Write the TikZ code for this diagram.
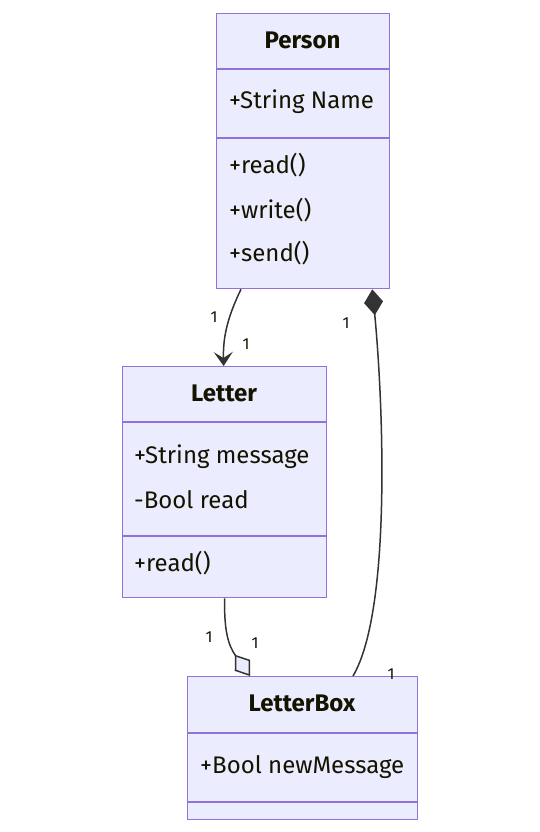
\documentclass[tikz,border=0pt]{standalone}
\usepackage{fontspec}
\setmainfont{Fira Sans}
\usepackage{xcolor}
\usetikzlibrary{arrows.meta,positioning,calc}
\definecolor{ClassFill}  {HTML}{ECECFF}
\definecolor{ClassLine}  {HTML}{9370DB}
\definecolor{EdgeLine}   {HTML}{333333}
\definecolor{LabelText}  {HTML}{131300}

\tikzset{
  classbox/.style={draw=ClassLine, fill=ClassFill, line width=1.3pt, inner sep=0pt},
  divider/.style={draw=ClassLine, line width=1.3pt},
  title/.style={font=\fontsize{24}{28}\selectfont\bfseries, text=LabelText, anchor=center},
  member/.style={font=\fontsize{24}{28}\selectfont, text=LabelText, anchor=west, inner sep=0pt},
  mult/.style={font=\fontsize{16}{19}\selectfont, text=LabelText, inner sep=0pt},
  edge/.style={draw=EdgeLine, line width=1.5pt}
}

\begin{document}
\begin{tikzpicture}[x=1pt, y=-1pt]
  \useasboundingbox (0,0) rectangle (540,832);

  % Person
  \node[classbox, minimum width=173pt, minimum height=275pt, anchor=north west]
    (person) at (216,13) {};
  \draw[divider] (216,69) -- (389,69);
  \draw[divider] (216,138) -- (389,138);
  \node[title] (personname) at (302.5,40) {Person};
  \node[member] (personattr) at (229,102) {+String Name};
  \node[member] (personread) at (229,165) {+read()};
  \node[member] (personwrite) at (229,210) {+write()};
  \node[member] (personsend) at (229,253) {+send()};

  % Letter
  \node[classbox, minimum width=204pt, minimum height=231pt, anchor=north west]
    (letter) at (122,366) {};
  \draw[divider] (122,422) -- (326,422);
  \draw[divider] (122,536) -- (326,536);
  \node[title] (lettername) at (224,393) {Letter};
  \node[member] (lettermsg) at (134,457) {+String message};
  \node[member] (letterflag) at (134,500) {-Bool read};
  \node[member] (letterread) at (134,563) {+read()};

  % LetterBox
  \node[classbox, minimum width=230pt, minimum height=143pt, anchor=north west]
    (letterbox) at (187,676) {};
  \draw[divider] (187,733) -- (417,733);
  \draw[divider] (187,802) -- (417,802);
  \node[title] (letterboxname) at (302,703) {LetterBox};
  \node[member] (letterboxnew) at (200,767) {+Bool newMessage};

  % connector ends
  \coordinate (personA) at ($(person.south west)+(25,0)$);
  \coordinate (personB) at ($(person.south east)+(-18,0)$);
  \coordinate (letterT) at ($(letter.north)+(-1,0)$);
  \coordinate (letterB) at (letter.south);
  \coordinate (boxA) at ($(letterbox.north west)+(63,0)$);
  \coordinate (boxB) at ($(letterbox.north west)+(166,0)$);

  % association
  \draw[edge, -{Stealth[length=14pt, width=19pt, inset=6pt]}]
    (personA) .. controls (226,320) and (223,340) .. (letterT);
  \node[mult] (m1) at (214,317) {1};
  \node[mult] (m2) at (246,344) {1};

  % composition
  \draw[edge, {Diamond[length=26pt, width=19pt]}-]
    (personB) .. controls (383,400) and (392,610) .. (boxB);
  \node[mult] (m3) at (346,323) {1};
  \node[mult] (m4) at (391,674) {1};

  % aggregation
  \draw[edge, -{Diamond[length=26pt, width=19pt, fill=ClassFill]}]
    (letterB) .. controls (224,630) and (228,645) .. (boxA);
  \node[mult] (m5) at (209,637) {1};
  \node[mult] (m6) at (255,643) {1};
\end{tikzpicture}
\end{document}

Exercise task: Print out the lines exactly, skipping any picture.

Result of this exercise:
Write the TikZ code for this diagram.
\documentclass[tikz,border=0pt]{standalone}
\usepackage{fontspec}
\setmainfont{Fira Sans}
\usepackage{xcolor}
\usetikzlibrary{arrows.meta,positioning,calc}
\definecolor{ClassFill}  {HTML}{ECECFF}
\definecolor{ClassLine}  {HTML}{9370DB}
\definecolor{EdgeLine}   {HTML}{333333}
\definecolor{LabelText}  {HTML}{131300}

\tikzset{
  classbox/.style={draw=ClassLine, fill=ClassFill, line width=1.3pt, inner sep=0pt},
  divider/.style={draw=ClassLine, line width=1.3pt},
  title/.style={font=\fontsize{24}{28}\selectfont\bfseries, text=LabelText, anchor=center},
  member/.style={font=\fontsize{24}{28}\selectfont, text=LabelText, anchor=west, inner sep=0pt},
  mult/.style={font=\fontsize{16}{19}\selectfont, text=LabelText, inner sep=0pt},
  edge/.style={draw=EdgeLine, line width=1.5pt}
}

\begin{document}
\begin{tikzpicture}[x=1pt, y=-1pt]
  \useasboundingbox (0,0) rectangle (540,832);

  % Person
  \node[classbox, minimum width=173pt, minimum height=275pt, anchor=north west]
    (person) at (216,13) {};
  \draw[divider] (216,69) -- (389,69);
  \draw[divider] (216,138) -- (389,138);
  \node[title] (personname) at (302.5,40) {Person};
  \node[member] (personattr) at (229,102) {+String Name};
  \node[member] (personread) at (229,165) {+read()};
  \node[member] (personwrite) at (229,210) {+write()};
  \node[member] (personsend) at (229,253) {+send()};

  % Letter
  \node[classbox, minimum width=204pt, minimum height=231pt, anchor=north west]
    (letter) at (122,366) {};
  \draw[divider] (122,422) -- (326,422);
  \draw[divider] (122,536) -- (326,536);
  \node[title] (lettername) at (224,393) {Letter};
  \node[member] (lettermsg) at (134,457) {+String message};
  \node[member] (letterflag) at (134,500) {-Bool read};
  \node[member] (letterread) at (134,563) {+read()};

  % LetterBox
  \node[classbox, minimum width=230pt, minimum height=143pt, anchor=north west]
    (letterbox) at (187,676) {};
  \draw[divider] (187,733) -- (417,733);
  \draw[divider] (187,802) -- (417,802);
  \node[title] (letterboxname) at (302,703) {LetterBox};
  \node[member] (letterboxnew) at (200,767) {+Bool newMessage};

  % connector ends
  \coordinate (personA) at ($(person.south west)+(25,0)$);
  \coordinate (personB) at ($(person.south east)+(-18,0)$);
  \coordinate (letterT) at ($(letter.north)+(-1,0)$);
  \coordinate (letterB) at (letter.south);
  \coordinate (boxA) at ($(letterbox.north west)+(63,0)$);
  \coordinate (boxB) at ($(letterbox.north west)+(166,0)$);

  % association
  \draw[edge, -{Stealth[length=14pt, width=19pt, inset=6pt]}]
    (personA) .. controls (226,320) and (223,340) .. (letterT);
  \node[mult] (m1) at (214,317) {1};
  \node[mult] (m2) at (246,344) {1};

  % composition
  \draw[edge, {Diamond[length=26pt, width=19pt]}-]
    (personB) .. controls (383,400) and (392,610) .. (boxB);
  \node[mult] (m3) at (346,323) {1};
  \node[mult] (m4) at (391,674) {1};

  % aggregation
  \draw[edge, -{Diamond[length=26pt, width=19pt, fill=ClassFill]}]
    (letterB) .. controls (224,630) and (228,645) .. (boxA);
  \node[mult] (m5) at (209,637) {1};
  \node[mult] (m6) at (255,643) {1};
\end{tikzpicture}
\end{document}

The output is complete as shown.